TU/e welcomes the lucky internationals who managed to find a room

They are looking about uncertainly, a red cotton bag with a TU/e print over their shoulder: the new international students who will be starting their bachelor in Eindhoven this September. They are the lucky ones, because they did manage to find a place to live in a city where the housing shortage is at an all-time high. Today, on Friday, the university welcomes them here during the TU/e Welcome Day. Sukhman Singh, Tharun Kunaar and Arta Priedniece share with us their room-hunting experiences.

On Friday morning, the hall of the Auditorium is slowly filling up with people. The first-year international students are signing up for the TU/e Welcome Day and are given a bag of information material. The day’s program consists of a presentation, an information market in Atlas (see photo above) and a social component with workshops, games, drinks and dinner.

The students present were fortunate enough to have found accommodation. TU/e had previously given international students the urgent advice not to come to Eindhoven if they could not find a place to live before the start of the academic year. Meaning: give up or postpone the dream of studying at TU/e.


Sukhman Singh (18) will be studying Mechanical Engineering. He has found an apartment in Eindhoven, but it took quite some time. “I searched from the end of May until July. I’m from India but my parents and I moved to Brussels five years ago. Therefore, I had the advantage of being able to come to Eindhoven for viewings. I did that three or four times.”

First-year Chemical Engineering student Tharun Kunaar is also from India. How did he manage to find a place to live? “By spending a lot of money, I guess”, he says with a crooked smile. On a more serious note: “I registered with about eight or ten agencies, and there were always costs involved.

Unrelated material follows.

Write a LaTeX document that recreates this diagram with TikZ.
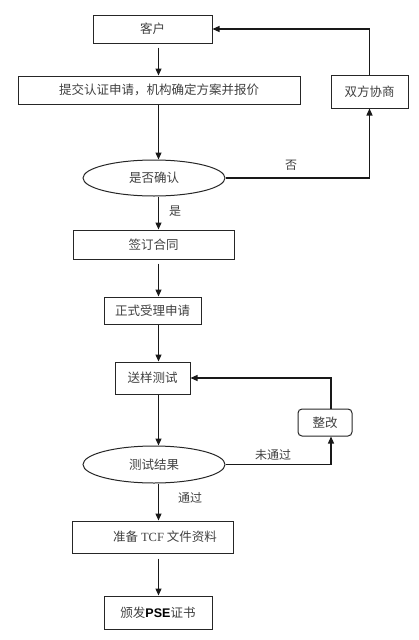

It was extremely difficult to find anything. I searched from the end of May to the second week of July.” Kunaar is happy with his apartment near campus, “but I did worry”.

Selling yourself

Arta Priedniece (18) is going to study Applied Physics, but first, she has a Dutch exam lined up, for which she has been studying for the past few weeks. In early August, she travelled from Latvia to Helmond, where she rents two rooms in a house with a few other girls. “I started room hunting in June and it took me two weeks.”

How did she manage to do that so quickly? “By selling myself well, I think”, she says laughing. “My housemates were looking for a Dutch, employed woman of 22 years or older, but they still chose me. I told them I’m a hard-working student and an athlete – I’m one of the top badminton players in Latvia – and that I’m not much of a party animal.”